Digital Collections Highlight: Postcard views of Scottish Rite buildings
November 15, 2016
In a post from the New York Public Library's blog last year called "Using Postcards for Local History Research," librarian Carmen Nigro laid out in wonderful detail the many ways in which postcards might be used for research. While they may not seem to some as exciting as, say, an 18th-century manuscript, they do, in their own way, preserve a visual record of the past.
We here at the Scottish Rite Masonic Museum & Library have digitized a selection of early 20th-century postcard views of Scottish Rite buildings and made them available at the Van Gorden-Williams Library & Archives Digital Collections website. These postcards give us a view of some of the magnificent Scottish Rite buildings that were constructed alongside a membership boom in the Scottish Rite.

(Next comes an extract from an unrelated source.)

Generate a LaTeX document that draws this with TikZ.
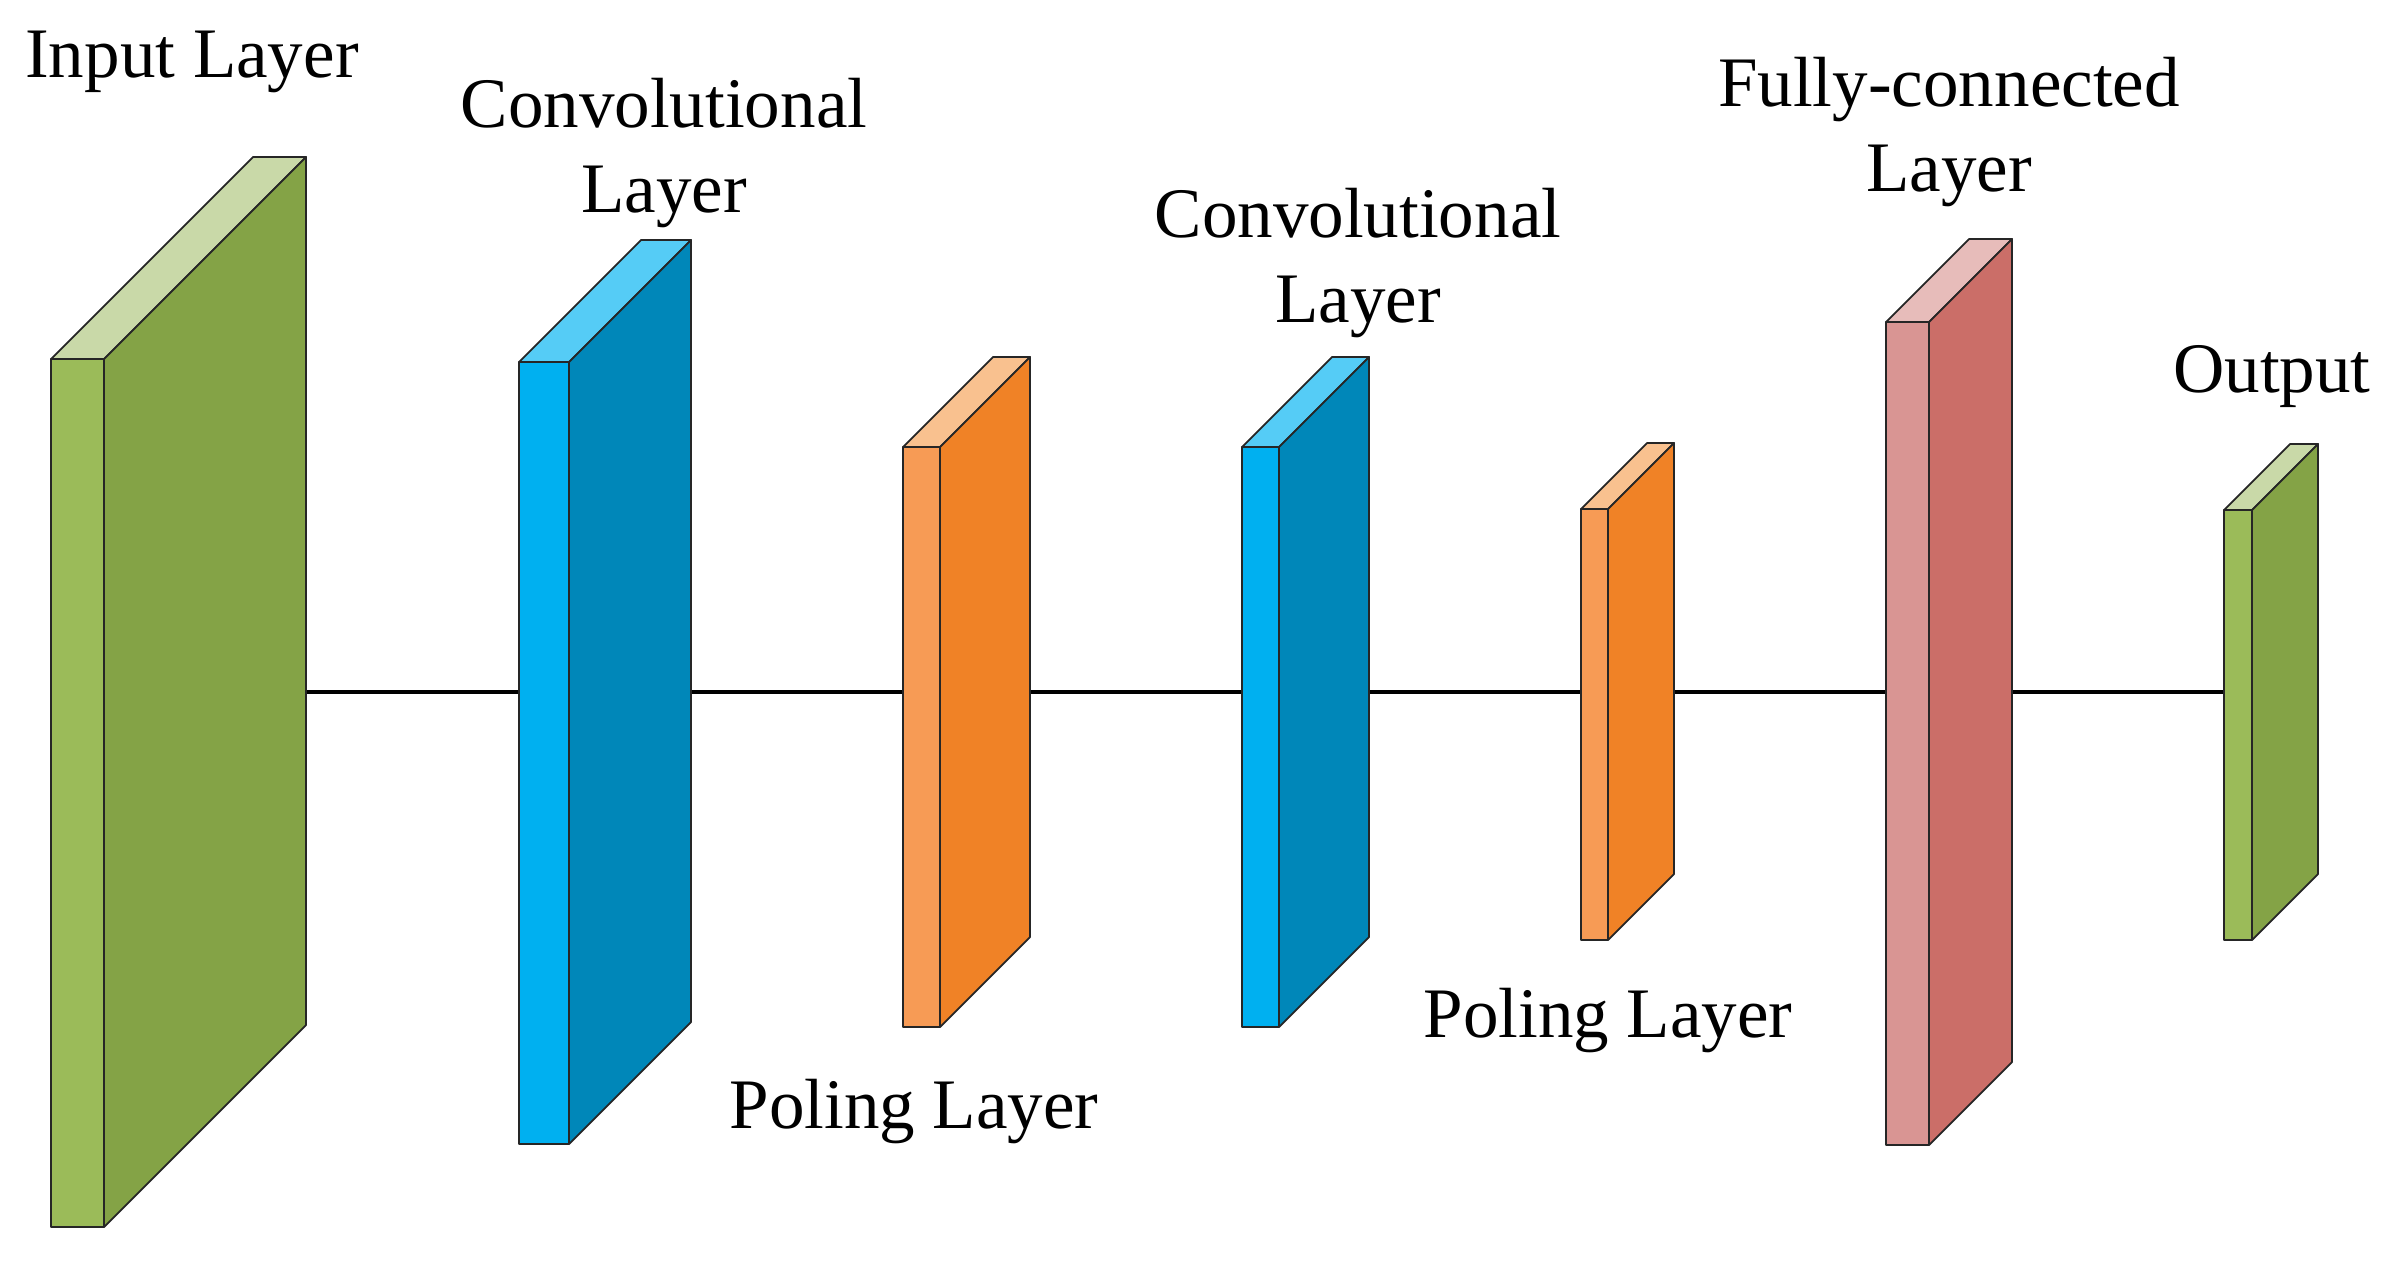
\documentclass[tikz,border=0pt]{standalone}
\usepackage{fontspec}
\setmainfont{Liberation Serif}
\usepackage{tikz}
\usetikzlibrary{calc}
\definecolor{greenfront}{HTML}{9BBB59}
\definecolor{greenside}{HTML}{84A346}
\definecolor{greentop}{HTML}{C9D9A8}
\definecolor{bluefront}{HTML}{00B0F0}
\definecolor{blueside}{HTML}{0087B9}
\definecolor{bluetop}{HTML}{55CCF6}
\definecolor{orangefront}{HTML}{F79B55}
\definecolor{orangeside}{HTML}{F08226}
\definecolor{orangetop}{HTML}{F9C18F}
\definecolor{redfront}{HTML}{D99593}
\definecolor{redside}{HTML}{CB6E68}
\definecolor{redtop}{HTML}{E7BCBA}
\tikzstyle{face} = [draw=black!85, line width=0.5pt, line join=round]
\tikzstyle{layertext} = [font=\fontsize{20.2}{23.9}\selectfont, align=center,
    anchor=base, inner sep=0pt]
\tikzstyle{line} = [draw, line width=1pt]
% #1 name, #2 left x, #3 front top y, #4 width, #5 height, #6 depth, #7 colour
\newcommand{\layerblock}[7]{%
  \filldraw[fill=#7front, face] (#2,#3) rectangle ++(#4,#5);
  \filldraw[fill=#7top, face] (#2,#3) -- ++(#6,-#6) -- ++(#4,0) -- ++(-#6,#6) -- cycle;
  \filldraw[fill=#7side, face] (#2+#4,#3) -- ++(#6,-#6) -- ++(0,#5) -- ++(-#6,#6) -- cycle;
  \coordinate (#1) at (#2,692);
}

\begin{document}
\begin{tikzpicture}[x=0.01cm, y=-0.01cm]
  \useasboundingbox (0,0) rectangle (2401,1266);
  % Place blocks
  \coordinate (input) at (51,692);
  \coordinate (out) at (2224,692);
  % Draw edges
  \path [line] (input) -- (out);
  \layerblock{input}{51}{359}{53}{868}{202}{green}
  \layerblock{conv1}{519}{362}{50}{782}{122}{blue}
  \layerblock{pool1}{903}{447}{37}{580}{90}{orange}
  \layerblock{conv2}{1242}{447}{37}{580}{90}{blue}
  \layerblock{pool2}{1581}{509}{27}{431}{66}{orange}
  \layerblock{fc}{1886}{322}{43}{823}{83}{red}
  \layerblock{out}{2224}{510}{28}{430}{66}{green}
  % Place labels (base = last line)
  \node [layertext] (input-text) at (192,77) {Input Layer};
  \node [layertext] (conv1-text) at (664,212) {Convolutional\\Layer};
  \node [layertext] (pool1-text) at (914,1128) {Poling Layer};
  \node [layertext] (conv2-text) at (1358,322) {Convolutional\\Layer};
  \node [layertext] (pool2-text) at (1608,1037) {Poling Layer};
  \node [layertext] (fc-text) at (1949,191) {Fully-connected\\Layer};
  \node [layertext] (out-text) at (2272,392) {Output};
\end{tikzpicture}
\end{document}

Sometimes neighborhoods change so much, it's hard to imagine what was there before. East St. Louis is a difficult reminder of this. The Scottish Rite temple pictured on the postcard pictured above once stood on the corner College Ave. and 14th St. in East St. Louis, Illinois. The cornerstone was laid on August 6, 1910 and the building opened a year later. The site was chosen because it was "conveniently located near a streetcar line in the section of the city of East St. Louis most convenient for the members." Sadly, the building was destroyed by a fire in 2005. To look at the intersection today, it is difficult to imagine that the building pictured on the postcard once stood here, with streetcars passing by.
On a more uplifting note, buildings such as the Indianapolis Scottish Rite cathedral - pictured in a 1929 postcard at right - are still in vibrant use today.